There is currently reason for optimism among the repair shop owners, particularly since the department’s new commissioner, Thomas R. Sullivan, met with a group of them the day before the annual meeting . Sullivan offered dozens of laminated prototypes of the signs, which Denya and current association president Thomas Bivona, a shop owner in Greenwich, handed to association members at the meeting.

“Consumers have a right to go to any insurance repair shop that they choose,” said department spokesperson Debra Korta.

“That’s been the law on the books, and that position hasn’t changed. We are simply looking for ways to enhance consumers’ understanding of their rights,” Korta said.

Though the attorney general’s bill has passed through the committee process and could be called for a vote in the state Senate, it still faces strong opposition from the auto insurance industry, which feels it is being unfairly targeted for making smart business partnerships, resulting in direct repair relationships that offer customers faster, less expensive repairs.
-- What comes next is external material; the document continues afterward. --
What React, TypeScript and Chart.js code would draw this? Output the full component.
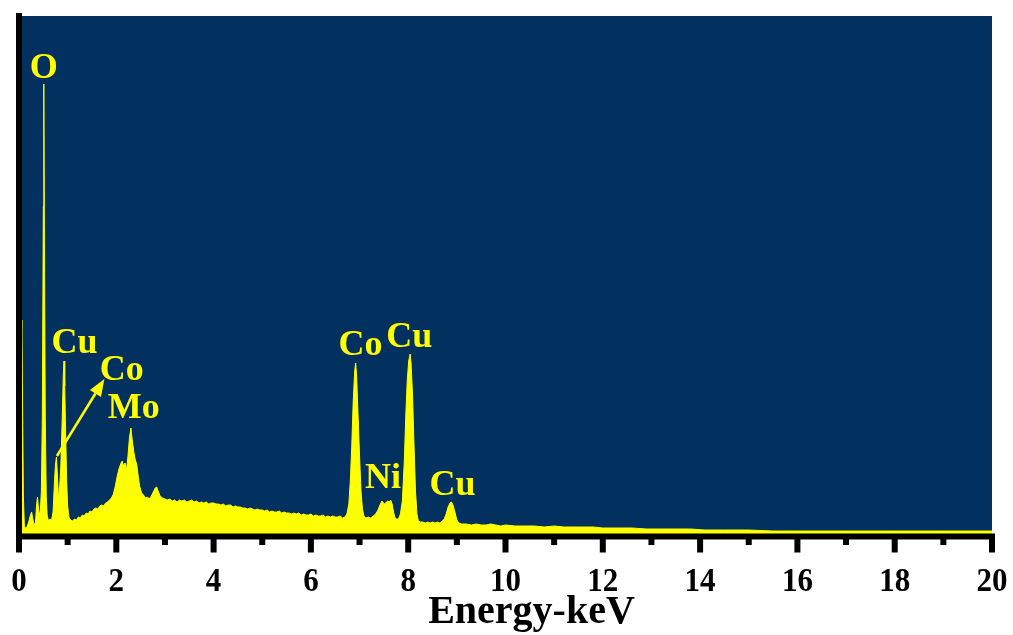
import { useEffect, useRef } from 'react';
import { Chart, registerables } from 'chart.js';

Chart.register(...registerables);

// EDS spectrum: photon energy (keV) and detector counts
const energyKeV = [
  0.0, 0.03, 0.06, 0.075, 0.09, 0.11, 0.14, 0.17, 0.2, 0.23, 0.26, 0.28, 0.31, 0.34, 0.36, 0.38, 0.4, 0.42, 0.44,
  0.46, 0.48, 0.5, 0.51, 0.52, 0.54, 0.56, 0.58, 0.61, 0.64, 0.67, 0.7, 0.73, 0.75, 0.77, 0.79, 0.81, 0.83, 0.86, 0.89,
  0.91, 0.925, 0.94, 0.96, 0.98, 1.0, 1.03, 1.06, 1.1, 1.14, 1.18, 1.22, 1.26, 1.3, 1.34, 1.38, 1.42, 1.46, 1.5, 1.54,
  1.58, 1.62, 1.66, 1.7, 1.74, 1.78, 1.82, 1.86, 1.9, 1.94, 1.98, 2.02, 2.06, 2.09, 2.12, 2.15, 2.18, 2.21, 2.24, 2.27,
  2.3, 2.33, 2.36, 2.39, 2.42, 2.45, 2.48, 2.52, 2.56, 2.6, 2.64, 2.68, 2.72, 2.76, 2.8, 2.83, 2.86, 2.9, 2.95, 3.0,
  3.05, 3.1, 3.15, 3.2, 3.25, 3.3, 3.35, 3.4, 3.45, 3.5, 3.55, 3.6, 3.65, 3.7, 3.75, 3.8, 3.85, 3.9, 3.95, 4.0,
  4.05, 4.1, 4.15, 4.2, 4.25, 4.3, 4.35, 4.4, 4.45, 4.5, 4.55, 4.6, 4.65, 4.7, 4.75, 4.8, 4.85, 4.9, 4.95, 5.0,
  5.05, 5.1, 5.15, 5.2, 5.25, 5.3, 5.35, 5.4, 5.45, 5.5, 5.55, 5.6, 5.65, 5.7, 5.75, 5.8, 5.85, 5.9, 5.95, 6.0,
  6.05, 6.1, 6.15, 6.2, 6.25, 6.3, 6.35, 6.4, 6.45, 6.5, 6.55, 6.6, 6.65, 6.7, 6.74, 6.78, 6.81, 6.84, 6.87, 6.9,
  6.92, 6.94, 6.97, 7.0, 7.03, 7.06, 7.09, 7.13, 7.18, 7.23, 7.28, 7.33, 7.38, 7.42, 7.46, 7.49, 7.52, 7.55, 7.58, 7.61,
  7.64, 7.67, 7.7, 7.73, 7.76, 7.8, 7.84, 7.88, 7.92, 7.95, 7.98, 8.01, 8.04, 8.06, 8.09, 8.12, 8.15, 8.18, 8.21, 8.25,
  8.3, 8.35, 8.4, 8.45, 8.5, 8.55, 8.6, 8.65, 8.7, 8.74, 8.78, 8.82, 8.86, 8.89, 8.92, 8.96, 9.0, 9.04, 9.1, 9.2,
  9.3, 9.4, 9.5, 9.6, 9.7, 9.8, 9.9, 10.0, 10.2, 10.4, 10.6, 10.8, 11.0, 11.2, 11.4, 11.6, 11.8, 12.0, 12.3, 12.6,
  12.9, 13.2, 13.5, 13.8, 14.1, 14.5, 15.0, 15.5, 16.0, 17.0, 18.0, 19.0, 20.0,
];

const counts = [
  600, 1500, 2160, 1200, 400, 100, 70, 100, 140, 200, 240, 180, 110, 140, 300, 390, 280, 210, 260,
  450, 1200, 3300, 4520, 3300, 1200, 400, 200, 150, 170, 160, 240, 550, 720, 790, 600, 400, 440, 700, 1200,
  1600, 1750, 1500, 1000, 550, 300, 180, 160, 150, 170, 160, 190, 180, 210, 200, 230, 220, 250, 240, 270,
  280, 270, 300, 310, 300, 330, 340, 360, 380, 420, 500, 600, 680, 720, 750, 700, 730, 660, 800, 980,
  1080, 950, 840, 760, 720, 600, 500, 430, 410, 380, 390, 370, 400, 440, 480, 490, 450, 400, 380, 370,
  360, 370, 350, 360, 340, 360, 350, 360, 340, 350, 360, 340, 350, 330, 340, 330, 340, 320, 330, 330,
  320, 320, 310, 320, 300, 310, 310, 290, 300, 290, 290, 280, 280, 270, 280, 270, 260, 270, 260, 260,
  250, 260, 240, 250, 240, 240, 250, 230, 240, 230, 230, 220, 230, 220, 230, 210, 220, 210, 210, 220,
  200, 210, 200, 200, 210, 190, 200, 190, 200, 190, 190, 200, 180, 190, 220, 320, 550, 900, 1350, 1650,
  1730, 1600, 1200, 800, 450, 270, 200, 180, 190, 180, 200, 220, 260, 310, 350, 330, 320, 340, 350, 340,
  360, 320, 240, 180, 170, 170, 220, 350, 750, 1200, 1550, 1750, 1820, 1720, 1400, 900, 450, 220, 150, 140,
  140, 130, 140, 130, 140, 130, 140, 130, 150, 170, 220, 290, 330, 340, 310, 240, 160, 130, 120, 120,
  110, 120, 110, 110, 120, 110, 100, 110, 100, 100, 100, 90, 100, 90, 90, 90, 90, 80, 80, 80,
  70, 70, 70, 70, 60, 60, 60, 50, 50, 50, 50, 50, 50,
];

// Axis ticks (keV): every value gets a tick mark, only the even ones carry a label
const xTickValues = [0, 1, 2, 3, 4, 5, 6, 7, 8, 9, 10, 11, 12, 13, 14, 15, 16, 17, 18, 19, 20];
const xTickLabels = ['0', '2', '4', '6', '8', '10', '12', '14', '16', '18', '20'];
const xLabelValues = [0, 2, 4, 6, 8, 10, 12, 14, 16, 18, 20];

// Element labels: text, centre energy (keV), baseline height (counts)
const peakLabelText = ['O', 'Cu', 'Co', 'Mo', 'Co', 'Cu', 'Ni', 'Cu'];
const peakLabelEnergy = [0.51, 1.14, 2.11, 2.36, 7.02, 8.02, 7.48, 8.91];
const peakLabelCounts = [4580, 1830, 1560, 1180, 1810, 1890, 480, 410];

// Arrow pointing from the Co L line to its label
const arrowStart = [0.78, 800];
const arrowEnd = [1.755, 1570];

const PLOT_BG = '#02305F';
const SPECTRUM = '#FFFF00';
const SERIF = '"Liberation Serif", "Times New Roman", serif';

const decorPlugin = {
  id: 'spectrumDecor',
  beforeDatasetsDraw(chart: any) {
    const { ctx, chartArea } = chart;
    ctx.save();
    ctx.fillStyle = PLOT_BG;
    ctx.fillRect(chartArea.left, chartArea.top, chartArea.right - chartArea.left, chartArea.bottom - chartArea.top);
    ctx.restore();
  },
  afterDatasetsDraw(chart: any) {
    const { ctx, chartArea } = chart;
    const xs = chart.scales.x;
    const ys = chart.scales.y;
    ctx.save();

    // element labels
    ctx.fillStyle = SPECTRUM;
    ctx.font = `bold 36px ${SERIF}`;
    ctx.textAlign = 'center';
    ctx.textBaseline = 'alphabetic';
    peakLabelText.forEach((t, i) => {
      ctx.fillText(t, xs.getPixelForValue(peakLabelEnergy[i]), ys.getPixelForValue(peakLabelCounts[i]));
    });

    // arrow
    const x0 = xs.getPixelForValue(arrowStart[0]);
    const y0 = ys.getPixelForValue(arrowStart[1]);
    const x1 = xs.getPixelForValue(arrowEnd[0]);
    const y1 = ys.getPixelForValue(arrowEnd[1]);
    const ang = Math.atan2(y1 - y0, x1 - x0);
    const headLen = 17;
    const headHalf = 6.5;
    const bx = x1 - headLen * Math.cos(ang);
    const by = y1 - headLen * Math.sin(ang);
    ctx.strokeStyle = SPECTRUM;
    ctx.lineWidth = 2.5;
    ctx.beginPath();
    ctx.moveTo(x0, y0);
    ctx.lineTo(bx, by);
    ctx.stroke();
    ctx.beginPath();
    ctx.moveTo(x1, y1);
    ctx.lineTo(bx + headHalf * Math.sin(ang), by - headHalf * Math.cos(ang));
    ctx.lineTo(bx - headHalf * Math.sin(ang), by + headHalf * Math.cos(ang));
    ctx.closePath();
    ctx.fill();

    // axes
    const { left, right, top, bottom } = chartArea;
    ctx.fillStyle = '#000000';
    ctx.fillRect(left - 3, top - 3, 6, bottom - top + 6.5);
    ctx.fillRect(left - 3, bottom - 2.5, right - left + 6, 6);
    xTickValues.forEach((v) => {
      const px = xs.getPixelForValue(v);
      const major = v % 2 === 0;
      ctx.fillRect(px - 3, bottom, 6, major ? 16.5 : 9);
    });

    // tick labels (slightly tall bold serif digits)
    ctx.font = `bold 31px ${SERIF}`;
    ctx.textAlign = 'center';
    xLabelValues.forEach((v, i) => {
      ctx.save();
      ctx.translate(xs.getPixelForValue(v), bottom + 54.5);
      ctx.scale(1, 1.12);
      ctx.fillText(xTickLabels[i], 0, 0);
      ctx.restore();
    });

    ctx.font = `bold 40px ${SERIF}`;
    ctx.fillText('Energy-keV', (left + right) / 2 + 26, bottom + 87);
    ctx.restore();
  },
};

export default function App() {
  const canvasRef = useRef<HTMLCanvasElement | null>(null);

  useEffect(() => {
    if (!canvasRef.current) return;
    const chart = new Chart(canvasRef.current, {
      type: 'line',
      data: {
        datasets: [
          {
            data: energyKeV.map((e, i) => ({ x: e, y: counts[i] })),
            borderColor: SPECTRUM,
            backgroundColor: SPECTRUM,
            borderWidth: 1,
            pointRadius: 0,
            tension: 0,
            fill: 'origin',
          },
        ],
      },
      options: {
        responsive: false,
        animation: false,
        layout: { padding: { left: 19, top: 16, right: 21, bottom: 99 } },
        plugins: { legend: { display: false }, tooltip: { enabled: false } },
        scales: {
          x: { type: 'linear', min: 0, max: 20, display: false },
          y: { type: 'linear', min: 0, max: 5200, display: false },
        },
      },
      plugins: [decorPlugin],
    });
    return () => chart.destroy();
  }, []);

  return (
    <div style={{ position: 'absolute', left: 0, top: 0, width: 1013, height: 635, background: '#ffffff' }}>
      <canvas ref={canvasRef} width={1013} height={635} style={{ display: 'block' }} />
    </div>
  );
}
Robert Kehmna, of the Insurance Association of Connecticut, warned the Insurance Committee in February that the provision was “fundamentally anti-consumer, anti-competitive, and would lead directly to [an] increase in automobile insurance costs.”

He said the bill would eliminate the ability of auto insurers to offer direct repair programs, which he said ensure that customers get quick, quality work by shops that insurers have pre-inspected, and that customer satisfaction surveys bear that out.